Thursday, July 2, 2020


My search for the Maltese word which captures the national popular mood as amplified by the summer haze had started with an exploration of the word affan which I described as a kind of intellectual lethargy and an aversion to thinking  rooted in a colonial psyche and lack of historical roots. For while history is everywhere, the connection between past and present is tenuous, resulting in a rootless culture.
This lethargy does not  evoke a relaxed late back mediterranean joy of living but is expressed in road rage, blasting petards in to the sky, appropriating and carving public spaces and in some cases a savage ethic of individual greed and a rejection of silence.
Still this is not a full picture.  Even in the self appropriated boat house shanty towns and the contested beaches one finds a slower pace of life and a surrender to the overwhelming heat. A state of mind  more conducive to a slower pace of living, which leads me to hedla, a beautiful Maltese word, which is evocative of the mental and physical abandonment after a long day at the beach, which is akin to smoking pot or the silence after a moment of passion. 

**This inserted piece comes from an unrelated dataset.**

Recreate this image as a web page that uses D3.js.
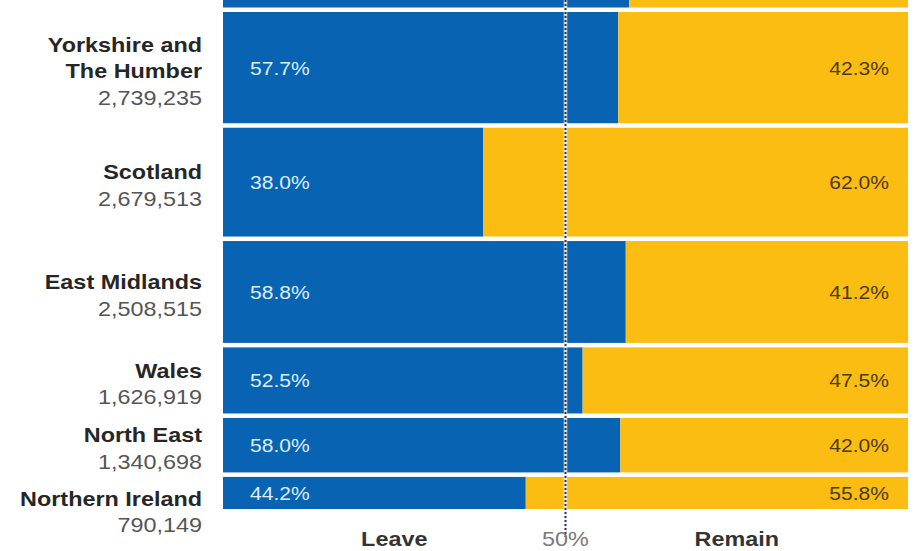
<!DOCTYPE html>
<html>
<head>
<meta charset="utf-8">
<script src="https://cdn.jsdelivr.net/npm/d3@7"></script>
<style>
    body { margin: 0; background: #fff; }
    text { font-family: "Liberation Sans", Arial, Helvetica, sans-serif; }
</style>
</head>
<body>
<div id="chart"></div>
<script>
// regions, top to bottom (West Midlands is cut off at the top of the picture)
let regions = ["West Midlands", "Yorkshire and\nThe Humber", "Scotland", "East Midlands", "Wales", "North East", "Northern Ireland"];
let electorate = [4116572, 2739235, 2679513, 2508515, 1626919, 1340698, 790149];
let leave = [59.3, 57.7, 38.0, 58.8, 52.5, 58.0, 44.2];
let remain = [40.7, 42.3, 62.0, 41.2, 47.5, 42.0, 55.8];
let axisLabels = [{ v: 25, t: "Leave", bold: true }, { v: 50, t: "50%", bold: false }, { v: 75, t: "Remain", bold: true }];

let width = 914;
let height = 551;
let margin = { left: 223, right: 908, top: 12, bottom: 509 };
let gap = 4.5;
let stretch = 1.17;

let blue = "#0863b3";
let yellow = "#fcbd13";

let svg = d3.select("#chart")
    .append("svg")
        .attr("width", width)
        .attr("height", height);

let x = d3.scaleLinear().domain([0, 100]).range([margin.left, margin.right]);

let total = d3.sum(electorate);
let y = d3.scaleLinear()
    .domain([electorate[0], total])
    .range([margin.top, margin.bottom - (electorate.length - 2) * gap]);

let rows = regions.map(function (name, i) {
    let start = d3.sum(electorate.slice(0, i));
    let y0 = y(start) + (i - 1) * gap;
    let y1 = y(start + electorate[i]) + (i - 1) * gap;
    return {
        name: name,
        lines: name.split("\n"),
        count: electorate[i],
        leave: leave[i],
        remain: remain[i],
        y0: y0,
        y1: y1,
        mid: (y0 + y1) / 2
    };
});

// bars
let g = svg.append("g");

g.selectAll(".leave")
    .data(rows)
    .enter()
    .append("rect")
        .attr("class", "leave")
        .attr("x", x(0))
        .attr("y", function (d) { return d.y0; })
        .attr("width", function (d) { return x(d.leave) - x(0); })
        .attr("height", function (d) { return d.y1 - d.y0; })
        .attr("fill", blue);

g.selectAll(".remain")
    .data(rows)
    .enter()
    .append("rect")
        .attr("class", "remain")
        .attr("x", function (d) { return x(d.leave); })
        .attr("y", function (d) { return d.y0; })
        .attr("width", function (d) { return x(100) - x(d.leave); })
        .attr("height", function (d) { return d.y1 - d.y0; })
        .attr("fill", yellow);

// text helper: horizontally stretched like the source picture
function label(parent, px, py, str, opts) {
    return parent.append("text")
        .attr("transform", "translate(" + px + "," + py + ") scale(" + stretch + ",1)")
        .attr("text-anchor", opts.anchor)
        .attr("font-size", opts.size + "px")
        .attr("font-weight", opts.bold ? "bold" : "normal")
        .attr("fill", opts.color)
        .text(str);
}

let visible = rows.filter(function (d) { return d.mid > 0; });

// percentage labels
visible.forEach(function (d) {
    label(svg, x(0) + 27, d.mid + 7, d3.format(".1f")(d.leave) + "%",
        { anchor: "start", size: 18, bold: false, color: "#deeeff" });
    label(svg, x(100) - 19, d.mid + 7, d3.format(".1f")(d.remain) + "%",
        { anchor: "end", size: 18, bold: false, color: "#4a3a08" });
});

// region names and electorate
let lineH = 26.5;
let prevLast = -Infinity;
visible.forEach(function (d) {
    let n = d.lines.length + 1;
    let first = Math.max(d.mid - (n - 1) * lineH / 2 + 10.5, prevLast + 37);
    d.lines.forEach(function (t, j) {
        label(svg, 202, first + j * lineH, t, { anchor: "end", size: 20, bold: true, color: "#262626" });
    });
    let last = first + d.lines.length * lineH;
    label(svg, 202, last, d3.format(",")(d.count), { anchor: "end", size: 20, bold: false, color: "#555" });
    prevLast = last;
});

// 50% reference line
svg.append("line")
    .attr("x1", x(50)).attr("x2", x(50))
    .attr("y1", 0).attr("y2", 537)
    .attr("stroke", "#eef1f5")
    .attr("stroke-opacity", 0.85)
    .attr("stroke-width", 3.5);

svg.append("line")
    .attr("x1", x(50)).attr("x2", x(50))
    .attr("y1", 0).attr("y2", 537)
    .attr("stroke", "#2f3540")
    .attr("stroke-width", 2)
    .attr("stroke-dasharray", "2,2");

// bottom labels
axisLabels.forEach(function (a) {
    label(svg, x(a.v), 546, a.t, {
        anchor: "middle",
        size: 20,
        bold: a.bold,
        color: a.bold ? "#333" : "#7a7a7a"
    });
});
</script>
</body>
</html>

Hedla has the potential for post colonial emancipation, a rediscovery of mediterranean identities, a liberation from collective sexual guilt and a rejection of the ethic of self appropriation, a much needed slow down in a country whose soul has been corrupted by rampant neo-liberalism.  Hedla may not evoke rebellion but it does contain the seeds of a different way of living in greater harmony with nature and stronger roots in local communities.